8. Subcustodians and Securities Depositories. Subject to the provisions hereinafter set forth in this Section 8, the Trust hereby authorizes the Custodian to utilize Securities Depositories to act on behalf of a Fund and to appoint from time to time and to utilize Subcustodians. With respect to securities and funds held by a Subcustodian, either directly or indirectly (including by a Securities Depository or Clearing Corporation), notwithstanding any provisions of this Agreement to the contrary, payment for securities purchased and delivery of securities sold may be made prior to receipt of securities or payment, respectively, and securities or payment may be received in a form, in accordance with (a) governmental regulations, (b) rules of Securities Depositories and clearing agencies, (c) generally accepted trade practice in the applicable local market, (d) the terms and characteristics of the particular Investment, or (e) the terms of Instructions.

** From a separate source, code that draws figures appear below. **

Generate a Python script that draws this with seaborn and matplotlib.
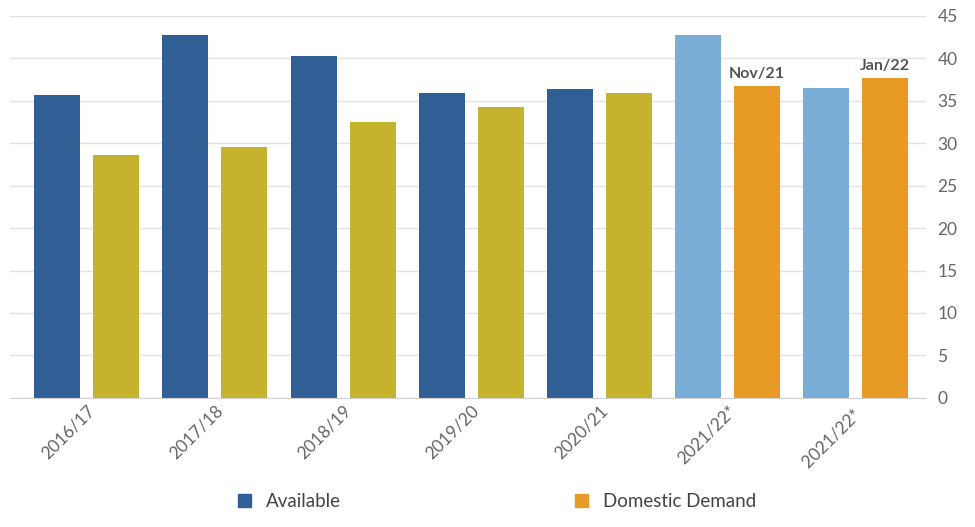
import pandas as pd
import matplotlib.pyplot as plt
import seaborn as sns
from matplotlib.patches import Patch

safras = ["2016/17", "2017/18", "2018/19", "2019/20", "2020/21", "2021/22*", "2021/22* "]
disponivel = [35.7, 42.7, 40.3, 35.9, 36.4, 42.7, 36.5]
demanda = [28.6, 29.5, 32.5, 34.3, 35.9, 36.7, 37.7]
rotulos = {5: "Nov/21", 6: "Jan/22"}

df = pd.DataFrame({
    "Safra": safras * 2,
    "Valor": disponivel + demanda,
    "Serie": ["Available"] * 7 + ["Domestic Demand"] * 7,
})

sns.set_style("white")
plt.rcParams["font.family"] = ["Lato", "DejaVu Sans"]

fig, ax = plt.subplots(figsize=(9.75, 5.27), dpi=100)
sns.barplot(data=df, x="Safra", y="Valor", hue="Serie", ax=ax, width=0.92, gap=0.22,
            legend=False, edgecolor="none")

cores_disp = ["#2f5f95"] * 5 + ["#7aadd6"] * 2
cores_dem = ["#c5b32d"] * 5 + ["#e89a26"] * 2
barras = [p for p in ax.patches if p.get_height() > 0]
for i, p in enumerate(barras[:7]):
    p.set_facecolor(cores_disp[i])
for i, p in enumerate(barras[7:14]):
    p.set_facecolor(cores_dem[i])
    if i in rotulos:
        ax.text(p.get_x() + p.get_width() / 2, p.get_height() + 0.6, rotulos[i],
                ha="center", va="bottom", fontsize=11.5, fontweight="bold", color="#555555")

ax.set_ylim(0, 45)
ax.set_yticks(range(0, 46, 5))
ax.yaxis.tick_right()
ax.yaxis.grid(True, color="#e3e3e3", linewidth=1)
ax.set_axisbelow(True)
ax.tick_params(axis="y", length=0, labelsize=12.5, labelcolor="#666666", pad=8)
ax.tick_params(axis="x", length=0, labelsize=12.5, labelcolor="#666666")
plt.setp(ax.get_xticklabels(), rotation=45, ha="right", rotation_mode="anchor")
ax.set_xlabel("")
ax.set_ylabel("")
ax.set_xlim(-0.6, 6.55)
for s in ["top", "left", "right"]:
    ax.spines[s].set_visible(False)
ax.spines["bottom"].set_color("#d0d0d0")

fig.legend(handles=[Patch(color="#2f5f95", label="Available"),
                    Patch(color="#e89a26", label="Domestic Demand")],
           loc="lower center", ncol=2, frameon=False, fontsize=13.5, handlelength=0.7,
           handleheight=0.7, columnspacing=12.5, bbox_to_anchor=(0.51, 0.0),
           labelcolor="#444444")

plt.subplots_adjust(left=0.01, right=0.95, top=0.97, bottom=0.245)
plt.savefig("out.png")
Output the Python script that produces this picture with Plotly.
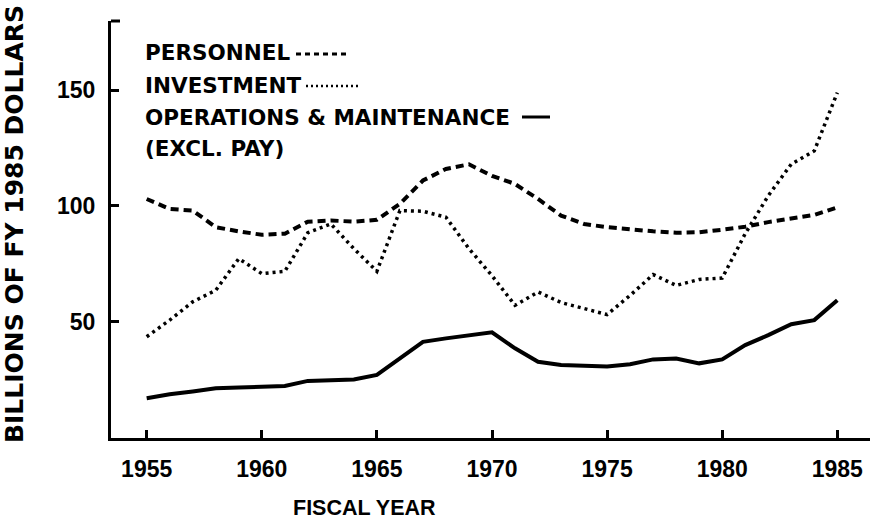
import plotly.graph_objects as go

years = list(range(1955, 1986))

personnel = [103, 98.7, 98, 90.8, 89, 87.5, 88, 93.2, 93.7, 93.2, 94, 100.9, 111, 116, 118,
             113, 109.5, 103, 95.8, 92.2, 90.8, 89.7, 89, 88.4, 88.6, 89.7, 91, 93, 94.4, 96.1, 99.4]

investment = [43.4, 50.6, 58.5, 63.5, 77.2, 70.7, 71.7, 88.4, 92.2, 81.5, 71.7, 98, 97.7, 95.1, 81.5,
              69.8, 57, 62.8, 58.2, 55.6, 53, 61.3, 70.3, 65.6, 68.2, 68.8, 88, 104.4, 118.1, 123.8, 149]

operations = [16.8, 18.5, 19.7, 21.1, 21.4, 21.7, 22.1, 24.3, 24.6, 24.9, 26.9, 34, 41.2, 42.7, 43.8,
              45.3, 38.4, 32.6, 31.2, 30.9, 30.5, 31.5, 33.6, 34, 31.9, 33.6, 39.8, 44.1, 48.8, 50.6, 59.2]

x_ticks = [1955, 1960, 1965, 1970, 1975, 1980, 1985]
y_ticks = [50, 100, 150]

legend_rows = ["PERSONNEL", "INVESTMENT", "OPERATIONS &amp; MAINTENANCE", "(EXCL. PAY)"]

W, H = 872, 527
L, R, T, B = 111, 2, 21, 89
PW, PH = W - L - R, H - T - B


def px(x):
    return (x - L) / PW


def py(y):
    return (H - B - y) / PH


fig = go.Figure()
fig.add_trace(go.Scatter(x=years, y=personnel, mode="lines",
                         line=dict(color="black", width=4, dash="8px,5px")))
fig.add_trace(go.Scatter(x=years, y=investment, mode="lines",
                         line=dict(color="black", width=3.5, dash="3px,4px")))
fig.add_trace(go.Scatter(x=years, y=operations, mode="lines",
                         line=dict(color="black", width=4)))

wide = "DejaVu Sans"
tight = "Liberation Sans, Arial"

fig.update_layout(
    width=W, height=H,
    margin=dict(l=L, r=R, t=T, b=B),
    paper_bgcolor="white", plot_bgcolor="white",
    showlegend=False,
    xaxis=dict(range=[1953.45, 1986.42], tickvals=x_ticks, ticks="inside", ticklen=8, tickwidth=3,
               tickcolor="black", showline=True, linewidth=3, linecolor="black", showgrid=False,
               zeroline=False, ticklabelstandoff=8,
               tickfont=dict(family=tight, size=23, color="black", weight="bold")),
    yaxis=dict(range=[-0.4, 180], tickvals=y_ticks, ticks="inside", ticklen=8, tickwidth=3,
               tickcolor="black", showline=True, linewidth=3, linecolor="black", showgrid=False,
               zeroline=False, ticklabelstandoff=8,
               tickfont=dict(family=tight, size=23, color="black", weight="bold")),
)

# axis titles
fig.add_annotation(text="<b>BILLIONS OF FY 1985 DOLLARS</b>", textangle=-90, xref="paper", yref="paper",
                   x=px(14), y=py(224), xanchor="center", yanchor="middle", showarrow=False,
                   font=dict(family=wide, size=25, color="black"))
fig.add_annotation(text="<b>FISCAL YEAR</b>", xref="paper", yref="paper",
                   x=px(364), y=py(508), xanchor="center", yanchor="middle", showarrow=False,
                   font=dict(family=tight, size=21.5, color="black"))

# legend block
row_y = [53, 85, 117, 148]
for label, yy in zip(legend_rows, row_y):
    fig.add_annotation(text="<b>" + label + "</b>", xref="paper", yref="paper",
                       x=px(143), y=py(yy), xanchor="left", yanchor="middle", showarrow=False,
                       font=dict(family=wide, size=21.5, color="black"))

samples = [(296, 350, 54, 3, "5px,4px"), (306, 360, 86, 2.5, "2px,3px"), (522, 550, 117, 3, "solid")]
for x0, x1, yy, w, d in samples:
    fig.add_shape(type="line", xref="paper", yref="paper", x0=px(x0), x1=px(x1), y0=py(yy), y1=py(yy),
                  line=dict(color="black", width=w, dash=d))

# small corner at top of the vertical axis
fig.add_shape(type="line", xref="paper", yref="paper", x0=px(L), x1=px(120), y0=1, y1=1,
              line=dict(color="black", width=3))

fig.write_html("out.html", config={"displayModeBar": False},
               post_script="document.body.style.margin='0';")
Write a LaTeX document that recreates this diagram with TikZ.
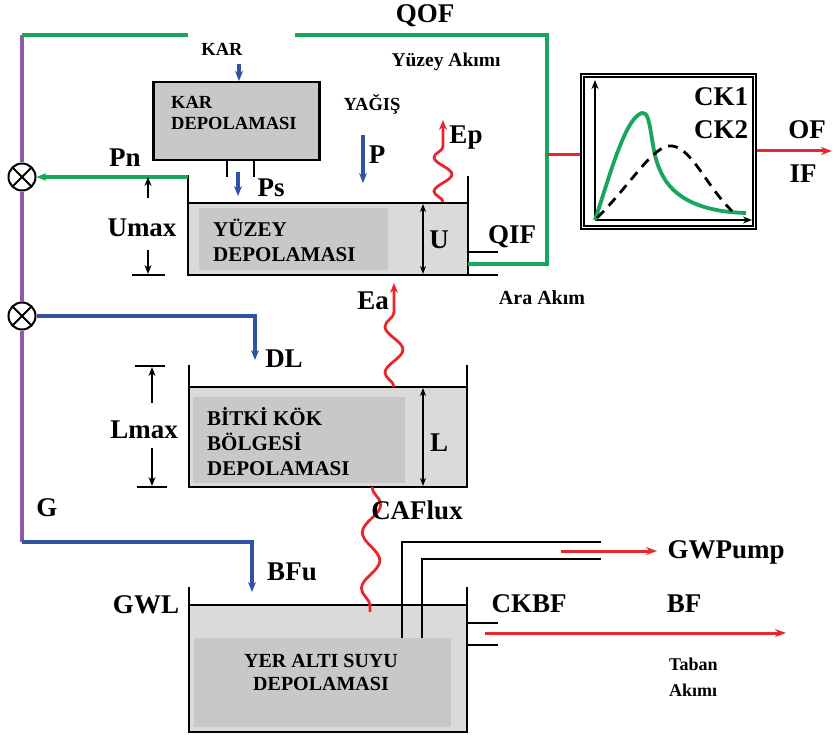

     8.1. Domestic Subcustodians and Securities Depositories. The Custodian may deposit and/or maintain, either directly or through one or more agents appointed by the Custodian, Investments of a Fund in (i) The Depository Trust Company, (ii) any book-entry system as provided in Subpart 0 of Treasury Circular No. 300, 31 CFR 306, Subpart B of 31 CFR Part 350, or the book-entry regulations of federal agencies substantially in the form of Subpart 0, or (iii) any other domestic clearing agency registered with the Commission under Section 17A of the Securities Exchange Act of 1934 which acts as a securities depository and whose use the Trust has previously approved in writing, provided that such use shall be in accordance with applicable Federal Reserve Board and Commission rules and regulations, if any. The Custodian may, at any time and from time to time, appoint any bank as defined in Section 2(a)(5) of the 1940 Act meeting the requirements of a custodian under Section 17(t) of the 1940 Act and the rules and regulations thereunder, to act on behalf of a Fund as a Subcustodian for purposes of holding Investments of such Fund in the United States.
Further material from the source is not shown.